In der Folge gewinnt die Region erheblich an Bedeutung, was zu einer verstärkten Einmischung externer Mächte zur Sicherung ihrer Interessen und Ressourcen in der Region führen kann. Dabei würden eine grundlegende Änderung der Sicherheitsarchitektur des Golfraumes, inklusive des Nahen Ostens, eine verstärkte Proliferation oder der weitgehend ungehinderte Bau von Massenvernichtungswaffen dieses Engagement vor besondere außen- und sicherheitspolitische Herausforderungen stellen.

In den Ländern mit Erdölvorräten könnten steigende Gewinne durch höhere Preise fatale Entwicklungsrückstände, wie sie etwa die Human Development Reports bei arabischen Staaten diagnostiziert haben, verstärken, statt zu verändern. Autoritäre Regierungen hätten angesichts des weiter abnehmenden Drucks von außen, keine Notwendigkeit, innenpolitisch etwas zugunsten der Bevölkerung zu verändern. Oppositionelle fänden noch weniger Unterstützung – zumal, wie der Bericht voraussieht, Nichtregierungsorganisationen große Finanzierungsschwierigkeiten haben werden, wenn Ölknappheit die Wirtschaft drastisch verändert.

Auch die konfliktträchtige Diskussion über den Umgang des Westens mit Muslimen und „dem Islam“ und umgekehrt würde durch verstärkte Abhängigkeiten von ölreichen Staaten vor veränderten Bedingungen stattfinden.

Was insbesondere die deutsche Versorgungssicherheit angeht, hebt der Bericht zwei Energielieferanten hervor, zum einen Russland und zum anderen die Länder des Nahen Ostens

Die absehbar bedeutendste sicherheitspolitisch relevante Veränderung für Deutschland wird die Aufwertung des Nahen Ostens, Afrikas und des Kaspischen Raumes für die deutsche Ressourcensicherheit sein.

In der Folge müsste Deutschland versuchen, mit Russland eine verläßliche, privilegierte Beziehung auszubauen und zugleich sehr darauf achten, dass die Abhängigkeit nicht zu groß wird und die Empfindlichkeiten von EU-Partnern berücksichtigt werden.

Dass dieser für den innereuropäischen Zusammenhalt enorme Zerreißproben mit sich bringen kann, illustrieren die Verwerfungen um den Bau der Ostseepipeline sowie der Gaspipelines Nabucco und South Stream. Für die Zukunft deutscher und europäischer Versorgungssicherheit wird es sich als entscheidend erweisen, Russland als Partner zu gewinnen, eine enge energiepolitische Verflechtung zu verwirklichen sowie seinem Wunsch einer besseren Einbindung zu entsprechen und in diesem Zusammenhang gegebenenfalls auch zu prüfen, ob und wie die europäische Sicherheitsarchitektur entsprechend angepasst werden könnte.

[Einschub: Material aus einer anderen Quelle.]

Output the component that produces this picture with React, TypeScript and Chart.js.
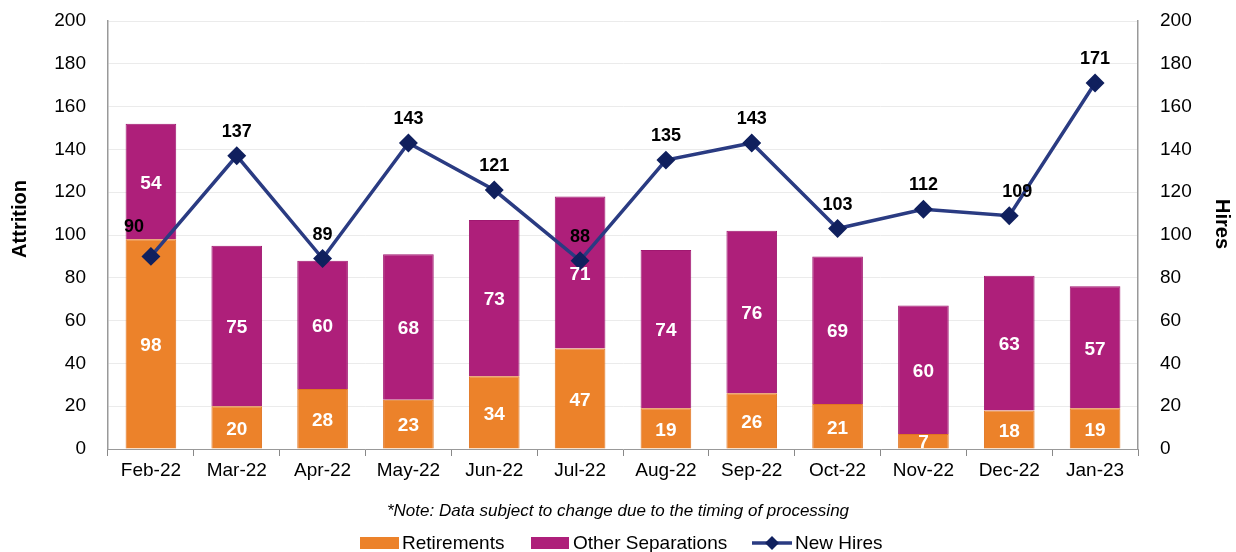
import React, { useEffect, useRef } from "react";
import { Chart, registerables } from "chart.js";

Chart.register(...registerables);

const categories = ["Feb-22", "Mar-22", "Apr-22", "May-22", "Jun-22", "Jul-22", "Aug-22", "Sep-22", "Oct-22", "Nov-22", "Dec-22", "Jan-23"];
const retirements = [98, 20, 28, 23, 34, 47, 19, 26, 21, 7, 18, 19];
const otherSeparations = [54, 75, 60, 68, 73, 71, 74, 76, 69, 60, 63, 57];
const newHires = [90, 137, 89, 143, 121, 88, 135, 143, 103, 112, 109, 171];
const noteText = "*Note: Data subject to change due to the timing of processing";

const ORANGE = "#EC822A";
const MAGENTA = "#AE1F7A";
const NAVY_LINE = "#2A3B82";
const NAVY_PT = "#10205E";
const FONT = "'Liberation Sans', Arial, sans-serif";

const labelPlugin = {
  id: "labels",
  afterDatasetsDraw(chart: any) {
    const ctx = chart.ctx;
    ctx.save();
    ctx.font = `bold 19px ${FONT}`;
    ctx.textAlign = "center";
    ctx.textBaseline = "middle";
    [0, 1].forEach((di) => {
      const meta = chart.getDatasetMeta(di);
      meta.data.forEach((bar: any, i: number) => {
        const v = chart.data.datasets[di].data[i];
        const p = bar.getProps(["x", "y", "base"], true);
        ctx.fillStyle = "#ffffff";
        ctx.fillText(String(v), p.x, (p.y + p.base) / 2 + 2);
      });
    });
    ctx.font = `bold 18px ${FONT}`;
    const lm = chart.getDatasetMeta(2);
    lm.data.forEach((pt: any, i: number) => {
      const v = chart.data.datasets[2].data[i];
      ctx.fillStyle = "#000000";
      let x = pt.x;
      let y = pt.y - 24;
      if (i === 0) { x = pt.x - 17; y = pt.y - 29; }
      if (i === 10) { x = pt.x + 8; }
      ctx.fillText(String(v), x, y);
    });
    ctx.restore();
  },
  afterDraw(chart: any) {
    const ctx = chart.ctx;
    ctx.save();
    ctx.fillStyle = "#000";
    ctx.font = `bold 20px ${FONT}`;
    ctx.textAlign = "center";
    ctx.textBaseline = "middle";
    ctx.save();
    ctx.translate(20, 219);
    ctx.rotate(-Math.PI / 2);
    ctx.fillText("Attrition", 0, 0);
    ctx.restore();
    ctx.save();
    ctx.translate(1222, 224);
    ctx.rotate(Math.PI / 2);
    ctx.fillText("Hires", 0, 0);
    ctx.restore();
    ctx.font = `italic 17px ${FONT}`;
    ctx.fillText(noteText, 618, 511);
    ctx.font = `19px ${FONT}`;
    ctx.textAlign = "left";
    const y = 543;
    ctx.fillStyle = ORANGE;
    ctx.fillRect(360, y - 6, 39, 12);
    ctx.fillStyle = "#000";
    ctx.fillText("Retirements", 402, y + 1);
    ctx.fillStyle = MAGENTA;
    ctx.fillRect(531, y - 6, 38, 12);
    ctx.fillStyle = "#000";
    ctx.fillText("Other Separations", 573, y + 1);
    ctx.strokeStyle = NAVY_LINE;
    ctx.lineWidth = 3.5;
    ctx.beginPath();
    ctx.moveTo(752, y);
    ctx.lineTo(792, y);
    ctx.stroke();
    ctx.fillStyle = NAVY_PT;
    ctx.beginPath();
    ctx.moveTo(772, y - 7);
    ctx.lineTo(779, y);
    ctx.lineTo(772, y + 7);
    ctx.lineTo(765, y);
    ctx.closePath();
    ctx.fill();
    ctx.fillStyle = "#000";
    ctx.fillText("New Hires", 795, y + 1);
    ctx.restore();
  },
};

export default function App() {
  const ref = useRef<HTMLCanvasElement>(null);
  useEffect(() => {
    document.body.style.margin = "0";
    const chart = new Chart(ref.current as HTMLCanvasElement, {
      type: "bar",
      data: {
        labels: categories,
        datasets: [
          {
            type: "bar",
            label: "Retirements",
            data: retirements,
            backgroundColor: ORANGE,
            borderColor: "#E07520",
            borderWidth: 1,
            yAxisID: "y",
            stack: "s",
            barPercentage: 0.59,
            categoryPercentage: 1,
            order: 2,
          },
          {
            type: "bar",
            label: "Other Separations",
            data: otherSeparations,
            backgroundColor: MAGENTA,
            borderColor: "#A01870",
            borderWidth: 1,
            yAxisID: "y",
            stack: "s",
            barPercentage: 0.59,
            categoryPercentage: 1,
            order: 2,
          },
          {
            type: "line",
            label: "New Hires",
            data: newHires,
            borderColor: NAVY_LINE,
            borderWidth: 3.5,
            pointStyle: "rectRot",
            pointRadius: 7,
            pointBackgroundColor: NAVY_PT,
            pointBorderColor: NAVY_PT,
            yAxisID: "y1",
            tension: 0,
            order: 1,
          } as any,
        ],
      },
      options: {
        responsive: false,
        animation: false,
        layout: { padding: { top: 21, left: 0, right: 0, bottom: 0 } },
        plugins: { legend: { display: false }, tooltip: { enabled: false } },
        scales: {
          x: {
            stacked: true,
            offset: true,
            grid: { offset: true, drawOnChartArea: false, drawTicks: true, tickLength: 7, color: "#888" },
            border: { color: "#999" },
            ticks: { color: "#000", font: { family: FONT, size: 19 }, padding: 3, maxRotation: 0 },
            afterFit(scale: any) { scale.height = 103; scale.paddingLeft = 0; scale.paddingRight = 0; },
          },
          y: {
            stacked: true,
            position: "left",
            min: 0,
            max: 200,
            ticks: { stepSize: 20, color: "#000", font: { family: FONT, size: 19 }, padding: 22 },
            grid: { color: "#ebebeb", drawTicks: false },
            border: { color: "#999", width: 1.5 },
            afterFit(scale: any) { scale.width = 108; scale.paddingTop = 0; scale.paddingBottom = 0; },
          },
          y1: {
            position: "right",
            min: 0,
            max: 200,
            ticks: { stepSize: 20, color: "#000", font: { family: FONT, size: 19 }, padding: 22 },
            grid: { drawOnChartArea: false, drawTicks: false },
            border: { color: "#999", width: 1.5 },
            afterFit(scale: any) { scale.width = 98; scale.paddingTop = 0; scale.paddingBottom = 0; },
          },
        },
      } as any,
      plugins: [labelPlugin],
    });
    return () => chart.destroy();
  }, []);
  return <canvas ref={ref} width={1236} height={552} style={{ display: "block" }} />;
}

Auf sehr heiklem Gelände würden sich auch Versuche Deutschlands bewegen, mit ölreichen Ländern im Mittleren Osten bessere Beziehungen aufzubauen, was möglicherweise auf politische Forderungen hinauslaufen könnte, die im Gegensatz der Interessen Israels stehen:

Eine durch das Ziel der Versorgungssicherheit motivierte Neujustierung deutscher Nahostpolitik zugunsten intensiverer Beziehungen mit Förderländern, wie Iran und Saudi-Arabien mit den größten konventionellen Erdölreserven der Region, dürfte die deutschisraelischen Beziehungen je nach Intensität des Politikwechsels entsprechend belasten.